**Data extract**
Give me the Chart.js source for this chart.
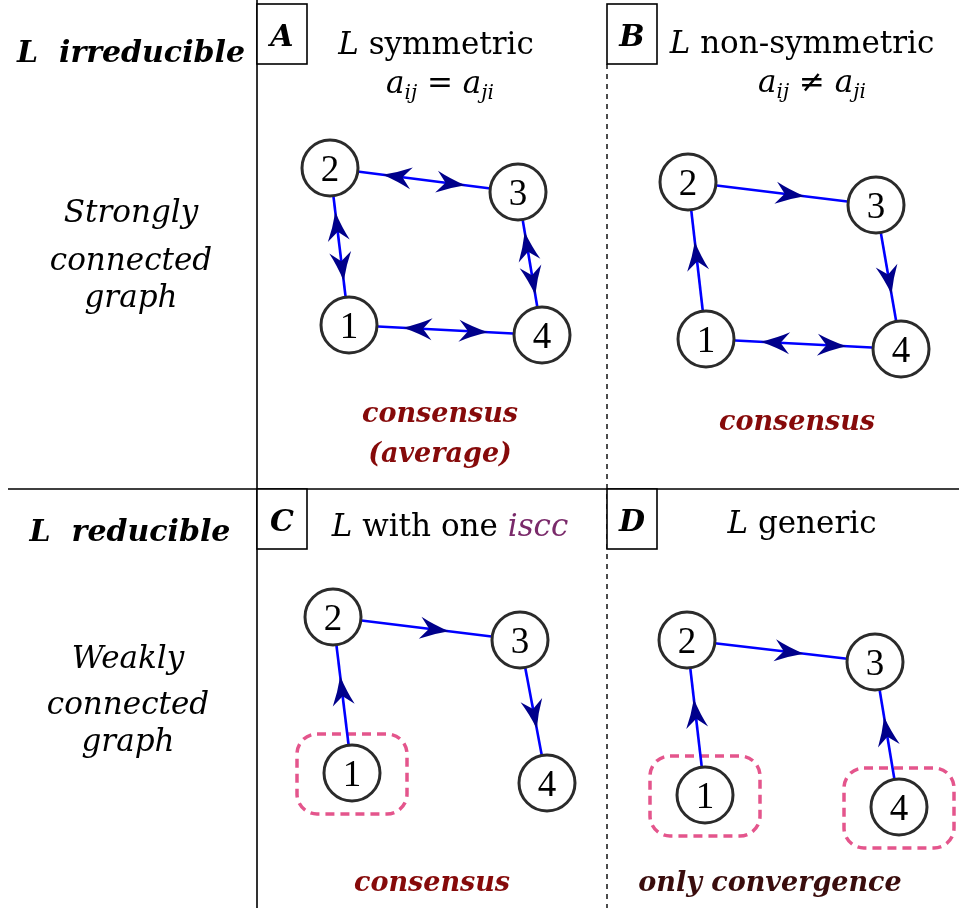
<!DOCTYPE html>
<html>
<head>
<meta charset="utf-8">
<script src="https://cdn.jsdelivr.net/npm/chart.js@4.4.0/dist/chart.umd.min.js"></script>
<style>
  html, body { margin: 0; padding: 0; background: #fff; }
</style>
</head>
<body>
<canvas id="graphChart" width="959" height="908"></canvas>
<script>
// node centres for each panel, in order 1, 2, 3, 4
var nodeLabels = ['1', '2', '3', '4'];
var nodesA = [[349, 325], [330, 168], [518, 192], [542, 335]];
var nodesB = [[706, 339], [688, 182], [876, 205], [901, 349]];
var nodesC = [[352, 773], [333, 617], [520, 640], [547, 783]];
var nodesD = [[705, 795], [687, 640], [875, 662], [899, 807]];

// edges: [from, to, kind]  kind 'one' = single arrow, 'two' = both ways
var edgesA = [[1, 2, 'two'], [2, 3, 'two'], [3, 4, 'two'], [1, 4, 'two']];
var edgesB = [[1, 2, 'one'], [2, 3, 'one'], [3, 4, 'one'], [1, 4, 'two']];
var edgesC = [[1, 2, 'one'], [2, 3, 'one'], [3, 4, 'one']];
var edgesD = [[1, 2, 'one'], [2, 3, 'one'], [4, 3, 'one']];

// nodes that get the dashed "isolated" frame
var framedC = [1];
var framedD = [1, 4];

var panels = [
  { nodes: nodesA, edges: edgesA, framed: [] },
  { nodes: nodesB, edges: edgesB, framed: [] },
  { nodes: nodesC, edges: edgesC, framed: framedC },
  { nodes: nodesD, edges: edgesD, framed: framedD }
];

var SERIF = '"DejaVu Serif", serif';
var RED = '#860a0a';

function pt(n) { return { x: n[0], y: n[1] }; }

var datasets = [];
panels.forEach(function (p) {
  p.edges.forEach(function (e) {
    datasets.push({
      type: 'line',
      data: [pt(p.nodes[e[0] - 1]), pt(p.nodes[e[1] - 1])],
      borderColor: '#0000ff',
      borderWidth: 2.6,
      pointRadius: 0,
      showLine: true,
      order: 5
    });
  });
  datasets.push({
    type: 'scatter',
    data: p.nodes.map(pt),
    pointRadius: 28,
    pointHoverRadius: 28,
    pointBackgroundColor: '#ffffff',
    pointBorderColor: '#2b2b2b',
    pointBorderWidth: 3,
    order: 1
  });
});

function textRuns(ctx, runs, cx, base) {
  var w = 0;
  runs.forEach(function (r) { ctx.font = r.f; w += ctx.measureText(r.t).width; });
  var x = cx - w / 2;
  ctx.textAlign = 'left';
  ctx.textBaseline = 'alphabetic';
  runs.forEach(function (r) {
    ctx.font = r.f;
    ctx.fillStyle = r.c || '#000';
    ctx.fillText(r.t, x, base + (r.dy || 0));
    x += ctx.measureText(r.t).width;
  });
}

function arrowHead(ctx, tx, ty, dx, dy) {
  var len = 29, half = 11, notch = 9;
  var nx = -dy, ny = dx;
  ctx.fillStyle = '#00008b';
  ctx.beginPath();
  ctx.moveTo(tx, ty);
  ctx.quadraticCurveTo(tx - dx * len * 0.55 + nx * half * 0.42, ty - dy * len * 0.55 + ny * half * 0.42,
    tx - dx * len + nx * half, ty - dy * len + ny * half);
  ctx.lineTo(tx - dx * (len - notch), ty - dy * (len - notch));
  ctx.lineTo(tx - dx * len - nx * half, ty - dy * len - ny * half);
  ctx.quadraticCurveTo(tx - dx * len * 0.55 - nx * half * 0.42, ty - dy * len * 0.55 - ny * half * 0.42,
    tx, ty);
  ctx.closePath();
  ctx.fill();
}

function roundRect(ctx, x, y, w, h, r) {
  ctx.beginPath();
  ctx.moveTo(x + r, y);
  ctx.arcTo(x + w, y, x + w, y + h, r);
  ctx.arcTo(x + w, y + h, x, y + h, r);
  ctx.arcTo(x, y + h, x, y, r);
  ctx.arcTo(x, y, x + w, y, r);
  ctx.closePath();
}

var framePlugin = {
  id: 'frame',
  beforeDatasetsDraw: function (chart) {
    var ctx = chart.ctx, sx = chart.scales.x, sy = chart.scales.y;
    ctx.save();
    ctx.strokeStyle = '#000';
    ctx.lineWidth = 1.6;
    // solid grid lines
    ctx.beginPath();
    ctx.moveTo(sx.getPixelForValue(257), sy.getPixelForValue(0));
    ctx.lineTo(sx.getPixelForValue(257), sy.getPixelForValue(908));
    ctx.moveTo(sx.getPixelForValue(8), sy.getPixelForValue(489));
    ctx.lineTo(sx.getPixelForValue(959), sy.getPixelForValue(489));
    ctx.stroke();
    // dashed divider
    ctx.setLineDash([5, 5]);
    ctx.lineWidth = 1.4;
    ctx.beginPath();
    ctx.moveTo(sx.getPixelForValue(607), sy.getPixelForValue(64));
    ctx.lineTo(sx.getPixelForValue(607), sy.getPixelForValue(908));
    ctx.stroke();
    ctx.setLineDash([]);

    // dashed frames round isolated nodes
    ctx.strokeStyle = '#e4558c';
    ctx.lineWidth = 3.5;
    ctx.setLineDash([9, 6]);
    panels.forEach(function (p) {
      p.framed.forEach(function (k) {
        var n = p.nodes[k - 1];
        var cx = sx.getPixelForValue(n[0]), cy = sy.getPixelForValue(n[1]);
        roundRect(ctx, cx - 55, cy - 39, 110, 80, 20);
        ctx.stroke();
      });
    });
    ctx.setLineDash([]);

    // panel letter boxes
    var boxes = [[257, 4, 'A'], [607, 4, 'B'], [257, 489, 'C'], [607, 489, 'D']];
    boxes.forEach(function (b) {
      var x = sx.getPixelForValue(b[0]), y = sy.getPixelForValue(b[1]);
      ctx.fillStyle = '#fff';
      ctx.fillRect(x, y, 50, 60);
      ctx.strokeStyle = '#000';
      ctx.lineWidth = 1.6;
      ctx.strokeRect(x, y, 50, 60);
      textRuns(ctx, [{ t: b[2], f: 'bold italic 30px ' + SERIF }], x + 25, y + 42);
    });
    ctx.restore();
  },
  afterDatasetsDraw: function (chart) {
    var ctx = chart.ctx, sx = chart.scales.x, sy = chart.scales.y;
    ctx.save();
    panels.forEach(function (p) {
      // arrowheads
      p.edges.forEach(function (e) {
        var a = p.nodes[e[0] - 1], b = p.nodes[e[1] - 1];
        var ax = sx.getPixelForValue(a[0]), ay = sy.getPixelForValue(a[1]);
        var bx = sx.getPixelForValue(b[0]), by = sy.getPixelForValue(b[1]);
        var L = Math.hypot(bx - ax, by - ay), dx = (bx - ax) / L, dy = (by - ay) / L;
        if (e[2] === 'one') {
          arrowHead(ctx, ax + dx * L * 0.62, ay + dy * L * 0.62, dx, dy);
        } else {
          arrowHead(ctx, ax + dx * L * 0.72, ay + dy * L * 0.72, dx, dy);
          arrowHead(ctx, ax + dx * L * 0.28, ay + dy * L * 0.28, -dx, -dy);
        }
      });
      // node numbers
      p.nodes.forEach(function (n, i) {
        textRuns(ctx, [{ t: nodeLabels[i], f: '37px "Liberation Serif", serif' }],
          sx.getPixelForValue(n[0]), sy.getPixelForValue(n[1]) + 13);
      });
    });

    var it = 'italic 31px ' + SERIF, up = '31px ' + SERIF, sub = 'italic 20px ' + SERIF;
    var bi = 'bold italic 30px ' + SERIF, ri = 'bold italic 27px ' + SERIF;
    function X(v) { return sx.getPixelForValue(v); }
    function Y(v) { return sy.getPixelForValue(v); }

    // row headings
    textRuns(ctx, [{ t: 'L  irreducible', f: bi }], X(131), Y(62));
    textRuns(ctx, [{ t: 'L  reducible', f: bi }], X(130), Y(541));
    textRuns(ctx, [{ t: 'Strongly', f: it }], X(131), Y(222));
    textRuns(ctx, [{ t: 'connected', f: it }], X(131), Y(270));
    textRuns(ctx, [{ t: 'graph', f: it }], X(131), Y(307));
    textRuns(ctx, [{ t: 'Weakly', f: it }], X(128), Y(668));
    textRuns(ctx, [{ t: 'connected', f: it }], X(128), Y(714));
    textRuns(ctx, [{ t: 'graph', f: it }], X(128), Y(751));

    // panel titles
    textRuns(ctx, [{ t: 'L', f: it }, { t: ' symmetric', f: up }], X(436), Y(54));
    textRuns(ctx, [{ t: 'a', f: it }, { t: 'ij', f: sub, dy: 6 }, { t: ' = ', f: up },
      { t: 'a', f: it }, { t: 'ji', f: sub, dy: 6 }], X(440), Y(93));
    textRuns(ctx, [{ t: 'L', f: it }, { t: ' non-symmetric', f: up }], X(802), Y(53));
    textRuns(ctx, [{ t: 'a', f: it }, { t: 'ij', f: sub, dy: 6 }, { t: ' \u2260 ', f: up },
      { t: 'a', f: it }, { t: 'ji', f: sub, dy: 6 }], X(812), Y(92));
    textRuns(ctx, [{ t: 'L', f: it }, { t: ' with one ', f: up },
      { t: 'iscc', f: it, c: '#7a2a6a' }], X(450), Y(536));
    textRuns(ctx, [{ t: 'L', f: it }, { t: ' generic', f: up }], X(802), Y(533));

    // outcomes
    textRuns(ctx, [{ t: 'consensus', f: ri, c: RED }], X(440), Y(422));
    textRuns(ctx, [{ t: '(average)', f: ri, c: RED }], X(440), Y(462));
    textRuns(ctx, [{ t: 'consensus', f: ri, c: RED }], X(797), Y(430));
    textRuns(ctx, [{ t: 'consensus', f: ri, c: RED }], X(432), Y(891));
    textRuns(ctx, [{ t: 'only convergence', f: ri, c: '#3a0d0d' }], X(770), Y(891));
    ctx.restore();
  }
};

var ctx = document.getElementById('graphChart').getContext('2d');
var myChart = new Chart(ctx, {
  type: 'scatter',
  data: { datasets: datasets },
  options: {
    responsive: false,
    animation: false,
    devicePixelRatio: 1,
    layout: { padding: 0, autoPadding: false },
    plugins: { legend: { display: false }, tooltip: { enabled: false } },
    events: [],
    scales: {
      x: { type: 'linear', min: 0, max: 959, display: false },
      y: { type: 'linear', min: 0, max: 908, reverse: true, display: false }
    }
  },
  plugins: [framePlugin]
});
</script>
</body>
</html>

**Exercise objective**
Leave the pictures out and please restate exactly the lines running from the start of the material through the one with "[4, 3, 'one']];".

**Answer for this exercise**
Give me the Chart.js source for this chart.
<!DOCTYPE html>
<html>
<head>
<meta charset="utf-8">
<script src="https://cdn.jsdelivr.net/npm/chart.js@4.4.0/dist/chart.umd.min.js"></script>
<style>
  html, body { margin: 0; padding: 0; background: #fff; }
</style>
</head>
<body>
<canvas id="graphChart" width="959" height="908"></canvas>
<script>
// node centres for each panel, in order 1, 2, 3, 4
var nodeLabels = ['1', '2', '3', '4'];
var nodesA = [[349, 325], [330, 168], [518, 192], [542, 335]];
var nodesB = [[706, 339], [688, 182], [876, 205], [901, 349]];
var nodesC = [[352, 773], [333, 617], [520, 640], [547, 783]];
var nodesD = [[705, 795], [687, 640], [875, 662], [899, 807]];

// edges: [from, to, kind]  kind 'one' = single arrow, 'two' = both ways
var edgesA = [[1, 2, 'two'], [2, 3, 'two'], [3, 4, 'two'], [1, 4, 'two']];
var edgesB = [[1, 2, 'one'], [2, 3, 'one'], [3, 4, 'one'], [1, 4, 'two']];
var edgesC = [[1, 2, 'one'], [2, 3, 'one'], [3, 4, 'one']];
var edgesD = [[1, 2, 'one'], [2, 3, 'one'], [4, 3, 'one']];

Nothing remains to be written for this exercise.